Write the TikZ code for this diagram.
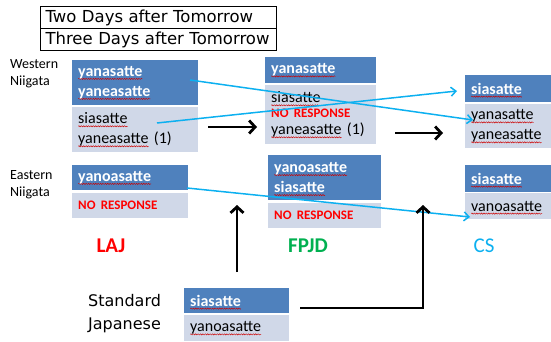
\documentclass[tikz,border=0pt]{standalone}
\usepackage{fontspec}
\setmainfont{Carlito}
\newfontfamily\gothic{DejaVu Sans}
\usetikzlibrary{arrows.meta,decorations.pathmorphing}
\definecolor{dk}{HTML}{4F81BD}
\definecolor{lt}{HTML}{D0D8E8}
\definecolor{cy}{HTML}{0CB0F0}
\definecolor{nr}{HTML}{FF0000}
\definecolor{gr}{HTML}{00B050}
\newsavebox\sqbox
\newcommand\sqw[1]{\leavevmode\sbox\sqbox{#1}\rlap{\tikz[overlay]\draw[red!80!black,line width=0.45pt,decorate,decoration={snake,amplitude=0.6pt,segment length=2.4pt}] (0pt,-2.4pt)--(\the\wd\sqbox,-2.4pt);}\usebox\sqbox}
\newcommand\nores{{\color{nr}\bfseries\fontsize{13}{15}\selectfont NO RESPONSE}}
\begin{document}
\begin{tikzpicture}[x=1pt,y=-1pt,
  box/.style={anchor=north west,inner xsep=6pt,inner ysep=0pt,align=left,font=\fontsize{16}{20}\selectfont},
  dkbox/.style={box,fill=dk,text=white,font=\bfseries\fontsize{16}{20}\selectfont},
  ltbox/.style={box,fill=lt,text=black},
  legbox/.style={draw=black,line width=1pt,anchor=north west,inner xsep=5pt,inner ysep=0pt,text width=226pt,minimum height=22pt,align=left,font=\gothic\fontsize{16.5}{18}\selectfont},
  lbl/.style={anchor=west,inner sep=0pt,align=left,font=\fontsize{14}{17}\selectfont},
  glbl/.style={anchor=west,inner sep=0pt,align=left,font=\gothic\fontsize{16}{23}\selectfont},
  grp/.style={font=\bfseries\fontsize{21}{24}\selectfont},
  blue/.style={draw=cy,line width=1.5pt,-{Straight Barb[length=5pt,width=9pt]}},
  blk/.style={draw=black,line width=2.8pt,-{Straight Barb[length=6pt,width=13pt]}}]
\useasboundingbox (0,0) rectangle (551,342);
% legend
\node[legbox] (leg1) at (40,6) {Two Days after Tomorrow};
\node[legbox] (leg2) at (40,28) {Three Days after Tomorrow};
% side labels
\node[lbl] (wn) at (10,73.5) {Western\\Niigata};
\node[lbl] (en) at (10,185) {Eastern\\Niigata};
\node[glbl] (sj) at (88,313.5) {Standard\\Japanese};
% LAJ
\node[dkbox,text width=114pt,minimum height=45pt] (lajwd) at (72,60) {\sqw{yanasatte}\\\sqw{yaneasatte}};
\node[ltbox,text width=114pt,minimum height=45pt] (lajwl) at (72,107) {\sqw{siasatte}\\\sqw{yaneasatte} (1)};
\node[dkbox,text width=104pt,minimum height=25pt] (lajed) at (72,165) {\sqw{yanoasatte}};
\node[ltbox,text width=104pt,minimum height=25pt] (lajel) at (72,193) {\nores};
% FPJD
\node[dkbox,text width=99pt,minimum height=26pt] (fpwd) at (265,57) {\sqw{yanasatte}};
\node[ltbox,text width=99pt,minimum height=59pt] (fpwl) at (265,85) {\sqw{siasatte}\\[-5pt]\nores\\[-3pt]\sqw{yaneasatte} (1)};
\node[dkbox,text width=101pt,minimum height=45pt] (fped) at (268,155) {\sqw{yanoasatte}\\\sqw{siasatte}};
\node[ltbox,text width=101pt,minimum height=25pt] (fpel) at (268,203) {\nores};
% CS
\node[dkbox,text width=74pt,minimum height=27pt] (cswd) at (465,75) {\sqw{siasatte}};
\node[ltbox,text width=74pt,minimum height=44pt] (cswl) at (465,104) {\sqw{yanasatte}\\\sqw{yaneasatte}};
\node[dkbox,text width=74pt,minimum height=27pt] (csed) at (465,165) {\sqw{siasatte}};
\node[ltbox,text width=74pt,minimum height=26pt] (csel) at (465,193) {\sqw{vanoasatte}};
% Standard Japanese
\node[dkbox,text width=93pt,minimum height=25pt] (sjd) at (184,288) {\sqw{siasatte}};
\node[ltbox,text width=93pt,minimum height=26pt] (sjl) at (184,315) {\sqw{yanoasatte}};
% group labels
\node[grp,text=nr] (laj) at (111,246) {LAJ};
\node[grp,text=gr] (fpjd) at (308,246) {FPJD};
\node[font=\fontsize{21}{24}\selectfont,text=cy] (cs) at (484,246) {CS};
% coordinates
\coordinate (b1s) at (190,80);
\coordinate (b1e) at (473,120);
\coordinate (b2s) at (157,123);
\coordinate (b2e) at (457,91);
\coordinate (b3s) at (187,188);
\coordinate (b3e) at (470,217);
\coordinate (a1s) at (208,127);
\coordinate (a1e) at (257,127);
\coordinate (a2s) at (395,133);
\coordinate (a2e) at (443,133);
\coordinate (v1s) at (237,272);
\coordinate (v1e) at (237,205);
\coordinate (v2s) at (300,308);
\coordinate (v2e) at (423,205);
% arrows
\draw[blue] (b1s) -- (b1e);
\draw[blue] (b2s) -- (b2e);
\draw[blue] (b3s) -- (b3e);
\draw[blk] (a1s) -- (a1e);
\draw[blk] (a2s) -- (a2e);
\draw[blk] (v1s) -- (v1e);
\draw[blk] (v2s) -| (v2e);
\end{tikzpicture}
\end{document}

• • •

■ Description of the task
Give the data again exactly as written, with all pictures left out.

■ Finished answer
Write the TikZ code for this diagram.
\documentclass[tikz,border=0pt]{standalone}
\usepackage{fontspec}
\setmainfont{Carlito}
\newfontfamily\gothic{DejaVu Sans}
\usetikzlibrary{arrows.meta,decorations.pathmorphing}
\definecolor{dk}{HTML}{4F81BD}
\definecolor{lt}{HTML}{D0D8E8}
\definecolor{cy}{HTML}{0CB0F0}
\definecolor{nr}{HTML}{FF0000}
\definecolor{gr}{HTML}{00B050}
\newsavebox\sqbox
\newcommand\sqw[1]{\leavevmode\sbox\sqbox{#1}\rlap{\tikz[overlay]\draw[red!80!black,line width=0.45pt,decorate,decoration={snake,amplitude=0.6pt,segment length=2.4pt}] (0pt,-2.4pt)--(\the\wd\sqbox,-2.4pt);}\usebox\sqbox}
\newcommand\nores{{\color{nr}\bfseries\fontsize{13}{15}\selectfont NO RESPONSE}}
\begin{document}
\begin{tikzpicture}[x=1pt,y=-1pt,
  box/.style={anchor=north west,inner xsep=6pt,inner ysep=0pt,align=left,font=\fontsize{16}{20}\selectfont},
  dkbox/.style={box,fill=dk,text=white,font=\bfseries\fontsize{16}{20}\selectfont},
  ltbox/.style={box,fill=lt,text=black},
  legbox/.style={draw=black,line width=1pt,anchor=north west,inner xsep=5pt,inner ysep=0pt,text width=226pt,minimum height=22pt,align=left,font=\gothic\fontsize{16.5}{18}\selectfont},
  lbl/.style={anchor=west,inner sep=0pt,align=left,font=\fontsize{14}{17}\selectfont},
  glbl/.style={anchor=west,inner sep=0pt,align=left,font=\gothic\fontsize{16}{23}\selectfont},
  grp/.style={font=\bfseries\fontsize{21}{24}\selectfont},
  blue/.style={draw=cy,line width=1.5pt,-{Straight Barb[length=5pt,width=9pt]}},
  blk/.style={draw=black,line width=2.8pt,-{Straight Barb[length=6pt,width=13pt]}}]
\useasboundingbox (0,0) rectangle (551,342);
% legend
\node[legbox] (leg1) at (40,6) {Two Days after Tomorrow};
\node[legbox] (leg2) at (40,28) {Three Days after Tomorrow};
% side labels
\node[lbl] (wn) at (10,73.5) {Western\\Niigata};
\node[lbl] (en) at (10,185) {Eastern\\Niigata};
\node[glbl] (sj) at (88,313.5) {Standard\\Japanese};
% LAJ
\node[dkbox,text width=114pt,minimum height=45pt] (lajwd) at (72,60) {\sqw{yanasatte}\\\sqw{yaneasatte}};
\node[ltbox,text width=114pt,minimum height=45pt] (lajwl) at (72,107) {\sqw{siasatte}\\\sqw{yaneasatte} (1)};
\node[dkbox,text width=104pt,minimum height=25pt] (lajed) at (72,165) {\sqw{yanoasatte}};
\node[ltbox,text width=104pt,minimum height=25pt] (lajel) at (72,193) {\nores};
% FPJD
\node[dkbox,text width=99pt,minimum height=26pt] (fpwd) at (265,57) {\sqw{yanasatte}};
\node[ltbox,text width=99pt,minimum height=59pt] (fpwl) at (265,85) {\sqw{siasatte}\\[-5pt]\nores\\[-3pt]\sqw{yaneasatte} (1)};
\node[dkbox,text width=101pt,minimum height=45pt] (fped) at (268,155) {\sqw{yanoasatte}\\\sqw{siasatte}};
\node[ltbox,text width=101pt,minimum height=25pt] (fpel) at (268,203) {\nores};
% CS
\node[dkbox,text width=74pt,minimum height=27pt] (cswd) at (465,75) {\sqw{siasatte}};
\node[ltbox,text width=74pt,minimum height=44pt] (cswl) at (465,104) {\sqw{yanasatte}\\\sqw{yaneasatte}};
\node[dkbox,text width=74pt,minimum height=27pt] (csed) at (465,165) {\sqw{siasatte}};
\node[ltbox,text width=74pt,minimum height=26pt] (csel) at (465,193) {\sqw{vanoasatte}};
% Standard Japanese
\node[dkbox,text width=93pt,minimum height=25pt] (sjd) at (184,288) {\sqw{siasatte}};
\node[ltbox,text width=93pt,minimum height=26pt] (sjl) at (184,315) {\sqw{yanoasatte}};
% group labels
\node[grp,text=nr] (laj) at (111,246) {LAJ};
\node[grp,text=gr] (fpjd) at (308,246) {FPJD};
\node[font=\fontsize{21}{24}\selectfont,text=cy] (cs) at (484,246) {CS};
% coordinates
\coordinate (b1s) at (190,80);
\coordinate (b1e) at (473,120);
\coordinate (b2s) at (157,123);
\coordinate (b2e) at (457,91);
\coordinate (b3s) at (187,188);
\coordinate (b3e) at (470,217);
\coordinate (a1s) at (208,127);
\coordinate (a1e) at (257,127);
\coordinate (a2s) at (395,133);
\coordinate (a2e) at (443,133);
\coordinate (v1s) at (237,272);
\coordinate (v1e) at (237,205);
\coordinate (v2s) at (300,308);
\coordinate (v2e) at (423,205);
% arrows
\draw[blue] (b1s) -- (b1e);
\draw[blue] (b2s) -- (b2e);
\draw[blue] (b3s) -- (b3e);
\draw[blk] (a1s) -- (a1e);
\draw[blk] (a2s) -- (a2e);
\draw[blk] (v1s) -- (v1e);
\draw[blk] (v2s) -| (v2e);
\end{tikzpicture}
\end{document}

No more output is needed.